Your objective: Go through the listing and set it down exactly, leaving out its pictures.
▽
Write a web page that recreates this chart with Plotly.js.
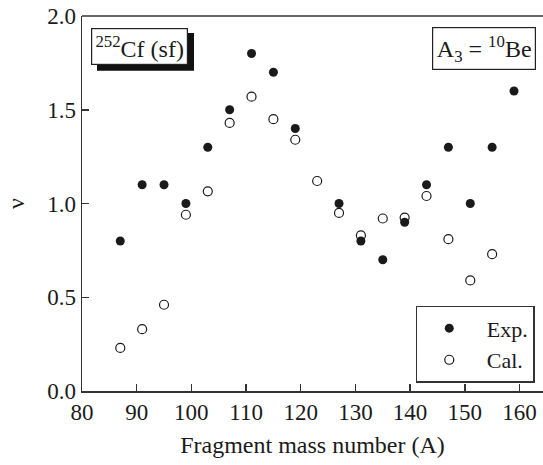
<!DOCTYPE html>
<html>
<head>
<meta charset="utf-8">
<script src="https://cdn.plot.ly/plotly-3.0.1.min.js"></script>
<style>html,body{margin:0;padding:0;background:#fff;}#chart{width:543px;height:465px;}</style>
</head>
<body>
<div id="chart"></div>
<script>
var expMass = [87, 91, 95, 99, 103, 107, 111, 115, 119, 127, 131, 135, 139, 143, 147, 151, 155, 159];
var expNu   = [0.80, 1.10, 1.10, 1.00, 1.30, 1.50, 1.80, 1.70, 1.40, 1.00, 0.80, 0.70, 0.90, 1.10, 1.30, 1.00, 1.30, 1.60];
var calMass = [87, 91, 95, 99, 103, 107, 111, 115, 119, 123, 127, 131, 135, 139, 143, 147, 151, 155];
var calNu   = [0.23, 0.33, 0.46, 0.94, 1.065, 1.43, 1.57, 1.45, 1.34, 1.12, 0.95, 0.83, 0.92, 0.925, 1.04, 0.81, 0.59, 0.73];
var xTicks = [80, 90, 100, 110, 120, 130, 140, 150, 160];
var yTicks = [0.0, 0.5, 1.0, 1.5, 2.0];

var FONT = "Liberation Serif, Times New Roman, serif";
var INK = "#1a1a1a";
var PAD = "\u00a0";

var traces = [
  {x: expMass, y: expNu, name: PAD + "Exp.", type: "scatter", mode: "markers",
   marker: {symbol: "circle", size: 9, color: INK}},
  {x: calMass, y: calNu, name: PAD + "Cal.", type: "scatter", mode: "markers",
   marker: {symbol: "circle-open", size: 9, color: INK, line: {width: 1.2, color: INK}}}
];

var layout = {
  width: 543, height: 465,
  margin: {l: 82, r: 0, t: 16, b: 74, pad: 0, autoexpand: false},
  paper_bgcolor: "#fff", plot_bgcolor: "#fff",
  font: {family: FONT, size: 23, color: INK},
  showlegend: true,
  legend: {x: 0.724, y: 0.227, xanchor: "left", yanchor: "top",
           bordercolor: "#333", borderwidth: 1.5, bgcolor: "#fff",
           font: {family: FONT, size: 22, color: INK}, itemwidth: 54},
  xaxis: {range: [80, 164.3], tickvals: xTicks, ticktext: xTicks.map(String),
          automargin: false,
          ticks: "inside", ticklen: 7, tickwidth: 1.5, tickcolor: "#333",
          showline: true, linecolor: "#333", linewidth: 1.5, mirror: false,
          showgrid: false, zeroline: false,
          tickfont: {family: FONT, size: 23, color: INK},
          title: {text: "Fragment mass number (A)", font: {family: FONT, size: 24, color: INK}, standoff: 12}},
  yaxis: {range: [0, 2], tickvals: yTicks, ticktext: yTicks.map(function(v){return v.toFixed(1);}),
          automargin: false,
          ticks: "inside", ticklen: 7, tickwidth: 1.5, tickcolor: "#333",
          showline: true, linecolor: "#333", linewidth: 1.5,
          showgrid: false, zeroline: false,
          tickfont: {family: FONT, size: 23, color: INK},
          title: {text: "ν", font: {family: FONT, size: 24, color: INK}, standoff: 16}},
  shapes: [
    {type: "line", xref: "paper", yref: "paper", x0: 0, x1: 1, y0: 1, y1: 1,
     line: {color: "#333", width: 1.5}},
    {type: "rect", xref: "paper", yref: "paper",
     x0: (97 - 82) / 461, x1: (194 - 82) / 461, y0: (391 - 70.7) / 375, y1: (391 - 33) / 375,
     fillcolor: "#111", line: {width: 0}}
  ],
  annotations: [
    {xref: "paper", yref: "paper", x: (139.2 - 82) / 461, y: (391 - 46.4) / 375,
     xanchor: "center", yanchor: "middle", showarrow: false,
     text: "<sup>252</sup>Cf (sf)", font: {family: FONT, size: 24, color: INK},
     bgcolor: "#fff", bordercolor: "#222", borderwidth: 1.2, borderpad: 0,
     width: 95, height: 35},
    {xref: "paper", yref: "paper", x: (484.3 - 82) / 461, y: (391 - 48.8) / 375,
     xanchor: "center", yanchor: "middle", showarrow: false,
     text: "A<sub>3</sub> = <sup>10</sup>Be", font: {family: FONT, size: 24, color: INK},
     bgcolor: "#fff", bordercolor: "#222", borderwidth: 1.2, borderpad: 0,
     width: 102, height: 41}
  ]
};

Plotly.newPlot("chart", traces, layout, {displayModeBar: false, staticPlot: true});
</script>
</body>
</html>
△
Complete output:
Write a web page that recreates this chart with Plotly.js.
<!DOCTYPE html>
<html>
<head>
<meta charset="utf-8">
<script src="https://cdn.plot.ly/plotly-3.0.1.min.js"></script>
<style>html,body{margin:0;padding:0;background:#fff;}#chart{width:543px;height:465px;}</style>
</head>
<body>
<div id="chart"></div>
<script>
var expMass = [87, 91, 95, 99, 103, 107, 111, 115, 119, 127, 131, 135, 139, 143, 147, 151, 155, 159];
var expNu   = [0.80, 1.10, 1.10, 1.00, 1.30, 1.50, 1.80, 1.70, 1.40, 1.00, 0.80, 0.70, 0.90, 1.10, 1.30, 1.00, 1.30, 1.60];
var calMass = [87, 91, 95, 99, 103, 107, 111, 115, 119, 123, 127, 131, 135, 139, 143, 147, 151, 155];
var calNu   = [0.23, 0.33, 0.46, 0.94, 1.065, 1.43, 1.57, 1.45, 1.34, 1.12, 0.95, 0.83, 0.92, 0.925, 1.04, 0.81, 0.59, 0.73];
var xTicks = [80, 90, 100, 110, 120, 130, 140, 150, 160];
var yTicks = [0.0, 0.5, 1.0, 1.5, 2.0];

var FONT = "Liberation Serif, Times New Roman, serif";
var INK = "#1a1a1a";
var PAD = "\u00a0";

var traces = [
  {x: expMass, y: expNu, name: PAD + "Exp.", type: "scatter", mode: "markers",
   marker: {symbol: "circle", size: 9, color: INK}},
  {x: calMass, y: calNu, name: PAD + "Cal.", type: "scatter", mode: "markers",
   marker: {symbol: "circle-open", size: 9, color: INK, line: {width: 1.2, color: INK}}}
];

var layout = {
  width: 543, height: 465,
  margin: {l: 82, r: 0, t: 16, b: 74, pad: 0, autoexpand: false},
  paper_bgcolor: "#fff", plot_bgcolor: "#fff",
  font: {family: FONT, size: 23, color: INK},
  showlegend: true,
  legend: {x: 0.724, y: 0.227, xanchor: "left", yanchor: "top",
           bordercolor: "#333", borderwidth: 1.5, bgcolor: "#fff",
           font: {family: FONT, size: 22, color: INK}, itemwidth: 54},
  xaxis: {range: [80, 164.3], tickvals: xTicks, ticktext: xTicks.map(String),
          automargin: false,
          ticks: "inside", ticklen: 7, tickwidth: 1.5, tickcolor: "#333",
          showline: true, linecolor: "#333", linewidth: 1.5, mirror: false,
          showgrid: false, zeroline: false,
          tickfont: {family: FONT, size: 23, color: INK},
          title: {text: "Fragment mass number (A)", font: {family: FONT, size: 24, color: INK}, standoff: 12}},
  yaxis: {range: [0, 2], tickvals: yTicks, ticktext: yTicks.map(function(v){return v.toFixed(1);}),
          automargin: false,
          ticks: "inside", ticklen: 7, tickwidth: 1.5, tickcolor: "#333",
          showline: true, linecolor: "#333", linewidth: 1.5,
          showgrid: false, zeroline: false,
          tickfont: {family: FONT, size: 23, color: INK},
          title: {text: "ν", font: {family: FONT, size: 24, color: INK}, standoff: 16}},
  shapes: [
    {type: "line", xref: "paper", yref: "paper", x0: 0, x1: 1, y0: 1, y1: 1,
     line: {color: "#333", width: 1.5}},
    {type: "rect", xref: "paper", yref: "paper",
     x0: (97 - 82) / 461, x1: (194 - 82) / 461, y0: (391 - 70.7) / 375, y1: (391 - 33) / 375,
     fillcolor: "#111", line: {width: 0}}
  ],
  annotations: [
    {xref: "paper", yref: "paper", x: (139.2 - 82) / 461, y: (391 - 46.4) / 375,
     xanchor: "center", yanchor: "middle", showarrow: false,
     text: "<sup>252</sup>Cf (sf)", font: {family: FONT, size: 24, color: INK},
     bgcolor: "#fff", bordercolor: "#222", borderwidth: 1.2, borderpad: 0,
     width: 95, height: 35},
    {xref: "paper", yref: "paper", x: (484.3 - 82) / 461, y: (391 - 48.8) / 375,
     xanchor: "center", yanchor: "middle", showarrow: false,
     text: "A<sub>3</sub> = <sup>10</sup>Be", font: {family: FONT, size: 24, color: INK},
     bgcolor: "#fff", bordercolor: "#222", borderwidth: 1.2, borderpad: 0,
     width: 102, height: 41}
  ]
};

Plotly.newPlot("chart", traces, layout, {displayModeBar: false, staticPlot: true});
</script>
</body>
</html>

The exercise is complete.